Keep in mind that the rebels only had a short time to plan the whole thing, which only began after the Quarter Quell guidelines were announced. While the arena itself had been planned for several years, no one except Snow knew that Katniss would be going back into the arena. That’s slightly different in the movie, but in either case Heavensbee only had a few short months to do what he could to help break the rebel-friendly tributes out. He couldn’t really help or protect them all that much while they were in the arena without seeming suspicious. He did make sure the wire was in the cornucopia for Beetee. The whole rescue was a huge risk, but had to be done because Katniss was hell-bent on dying to protect Peeta. The tributes in on the plan (the rebel-friendly tributes all knew something to a varying degree but only a few, Beetee, Finnick, Johanna and maybe Wiress, knew everything) had to protect Peeta too, die if necessary, to save Katniss. Which confused the hell out of her.

[QUOTE=Lamia]
the rebels presumably would not have known that Katniss was thinking of running away or even whether she’d be willing to leave District 12 without Peeta.
[/QUOTE]
They would have known that she was thinking of running away and trying to get Peeta (and his family and her family and Gale and his family!) to go too, because she told Haymitch, because she wanted Haymitch to go too, and Haymitch was in the rebel network, big time.

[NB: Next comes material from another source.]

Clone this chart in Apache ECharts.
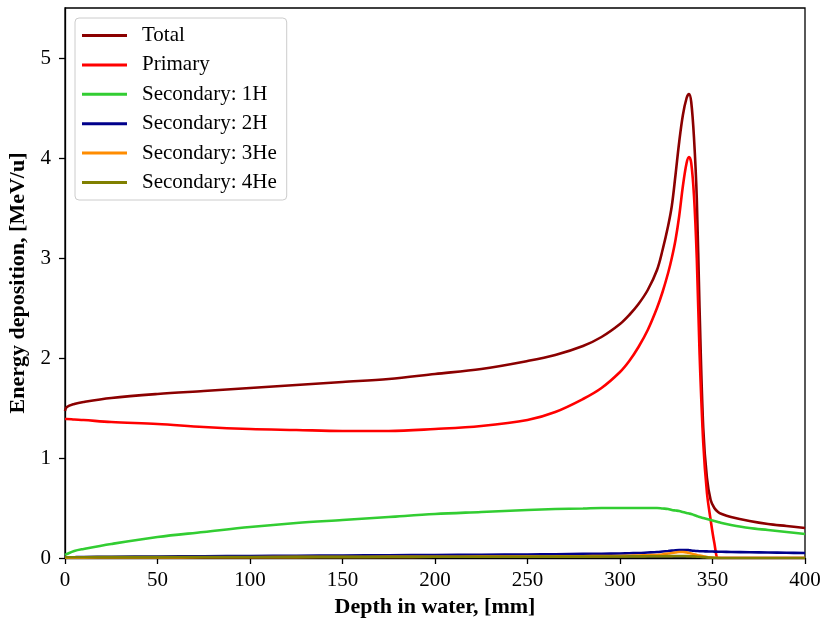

Other than it makes a much more exciting movie? Do we really need a reason?

I did not get the impression from the movie that it was Plutarch’s plan to put Katniss back in the arena, but I may have missed that.

If we must analyze every motivation in the movie (and, yes, let’s, it’s fun), then I would point out that the Rebellion could probably do very well with Katniss’s death in the second games. Martyrs are very effective marketing tools.

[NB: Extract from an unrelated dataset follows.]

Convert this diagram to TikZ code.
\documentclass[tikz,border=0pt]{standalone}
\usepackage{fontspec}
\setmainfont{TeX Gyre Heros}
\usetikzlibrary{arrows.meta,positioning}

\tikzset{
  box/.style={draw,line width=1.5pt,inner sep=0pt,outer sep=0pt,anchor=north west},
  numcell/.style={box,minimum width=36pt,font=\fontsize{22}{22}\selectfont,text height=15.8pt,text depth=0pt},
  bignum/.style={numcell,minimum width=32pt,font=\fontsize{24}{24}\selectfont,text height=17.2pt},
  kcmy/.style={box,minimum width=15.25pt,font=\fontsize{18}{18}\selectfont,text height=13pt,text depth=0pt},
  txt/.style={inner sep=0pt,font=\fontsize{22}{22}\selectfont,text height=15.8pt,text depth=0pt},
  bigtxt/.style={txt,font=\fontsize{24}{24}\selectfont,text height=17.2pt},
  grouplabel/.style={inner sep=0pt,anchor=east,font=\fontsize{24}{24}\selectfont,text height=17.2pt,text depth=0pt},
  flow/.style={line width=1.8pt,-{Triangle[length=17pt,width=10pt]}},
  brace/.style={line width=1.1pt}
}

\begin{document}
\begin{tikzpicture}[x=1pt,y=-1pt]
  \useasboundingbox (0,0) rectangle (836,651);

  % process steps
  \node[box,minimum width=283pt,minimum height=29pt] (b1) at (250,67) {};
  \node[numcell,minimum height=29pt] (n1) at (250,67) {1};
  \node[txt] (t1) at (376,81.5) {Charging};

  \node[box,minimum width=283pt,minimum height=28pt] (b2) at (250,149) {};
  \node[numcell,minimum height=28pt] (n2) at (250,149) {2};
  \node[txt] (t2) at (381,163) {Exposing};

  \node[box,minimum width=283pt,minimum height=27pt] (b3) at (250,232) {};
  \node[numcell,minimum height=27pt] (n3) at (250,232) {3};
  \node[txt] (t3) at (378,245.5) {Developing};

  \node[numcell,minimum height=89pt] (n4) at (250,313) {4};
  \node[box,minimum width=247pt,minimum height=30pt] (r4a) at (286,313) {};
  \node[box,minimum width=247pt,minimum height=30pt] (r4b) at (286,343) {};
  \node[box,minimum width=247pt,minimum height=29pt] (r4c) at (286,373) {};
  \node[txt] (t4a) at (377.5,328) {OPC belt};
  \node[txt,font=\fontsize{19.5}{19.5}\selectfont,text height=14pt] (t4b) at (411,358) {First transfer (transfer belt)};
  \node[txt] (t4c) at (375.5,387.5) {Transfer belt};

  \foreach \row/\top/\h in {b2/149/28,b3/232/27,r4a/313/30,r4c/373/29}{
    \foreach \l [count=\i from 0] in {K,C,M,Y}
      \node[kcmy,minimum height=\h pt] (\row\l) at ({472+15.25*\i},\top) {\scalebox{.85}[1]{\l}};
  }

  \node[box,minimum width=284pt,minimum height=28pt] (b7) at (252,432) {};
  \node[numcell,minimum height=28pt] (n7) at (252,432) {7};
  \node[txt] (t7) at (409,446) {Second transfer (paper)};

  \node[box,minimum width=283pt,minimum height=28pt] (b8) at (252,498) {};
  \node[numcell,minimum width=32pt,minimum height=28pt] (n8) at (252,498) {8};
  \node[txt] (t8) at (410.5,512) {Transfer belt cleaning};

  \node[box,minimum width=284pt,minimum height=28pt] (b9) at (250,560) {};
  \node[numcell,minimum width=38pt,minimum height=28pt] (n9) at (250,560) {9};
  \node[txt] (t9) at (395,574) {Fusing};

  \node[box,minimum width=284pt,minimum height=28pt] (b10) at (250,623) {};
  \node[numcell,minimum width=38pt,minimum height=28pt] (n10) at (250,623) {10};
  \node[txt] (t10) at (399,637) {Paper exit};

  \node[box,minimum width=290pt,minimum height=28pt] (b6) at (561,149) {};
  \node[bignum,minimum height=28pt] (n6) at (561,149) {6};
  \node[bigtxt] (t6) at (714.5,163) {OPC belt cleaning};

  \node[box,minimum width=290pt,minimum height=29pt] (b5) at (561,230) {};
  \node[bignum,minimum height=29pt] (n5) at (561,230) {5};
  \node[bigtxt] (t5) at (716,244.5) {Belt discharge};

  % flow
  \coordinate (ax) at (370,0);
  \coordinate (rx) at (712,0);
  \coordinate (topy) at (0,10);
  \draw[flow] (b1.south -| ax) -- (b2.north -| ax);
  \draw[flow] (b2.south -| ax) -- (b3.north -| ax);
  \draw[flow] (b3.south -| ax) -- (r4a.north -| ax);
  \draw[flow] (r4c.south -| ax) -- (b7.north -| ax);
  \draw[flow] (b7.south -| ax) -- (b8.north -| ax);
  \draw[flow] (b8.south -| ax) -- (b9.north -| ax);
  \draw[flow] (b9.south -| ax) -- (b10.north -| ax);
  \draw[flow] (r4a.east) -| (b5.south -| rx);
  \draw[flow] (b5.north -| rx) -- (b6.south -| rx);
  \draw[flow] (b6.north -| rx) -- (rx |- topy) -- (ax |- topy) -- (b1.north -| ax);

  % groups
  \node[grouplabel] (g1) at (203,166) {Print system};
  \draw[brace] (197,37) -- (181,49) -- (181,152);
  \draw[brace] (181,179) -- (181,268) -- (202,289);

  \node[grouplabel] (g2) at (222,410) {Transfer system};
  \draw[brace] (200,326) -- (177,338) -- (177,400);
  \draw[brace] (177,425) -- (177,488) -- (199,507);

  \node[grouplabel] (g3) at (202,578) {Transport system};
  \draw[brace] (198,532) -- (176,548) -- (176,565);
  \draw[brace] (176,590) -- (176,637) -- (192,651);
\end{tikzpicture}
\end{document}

So, the possible outcomes would be a poor little girl who managed to survive the second games, by uniting the districts symbolically by uniting (most of) their Tributes, OR a martyred little girl. Either could work for them.

One weird thing I’ve noticed; is that the novel series Hunger Games and Divergent both go through pains to describe a physically plain, almost unapplealing protagonist. I get that an “ugly” actress won’t work in today’s Hollywood, but the authors state over and over how their looks contribute to the alienation Katniss and Tris feel, and I think, contribute as a part of their armor. While kudos to the authors for creating characters who weren’t classically beautiful, I almost see some sexism in that stance too.

I’m pretty sure that after Cinna does his magic, Katniss is described as being incredibly beautiful.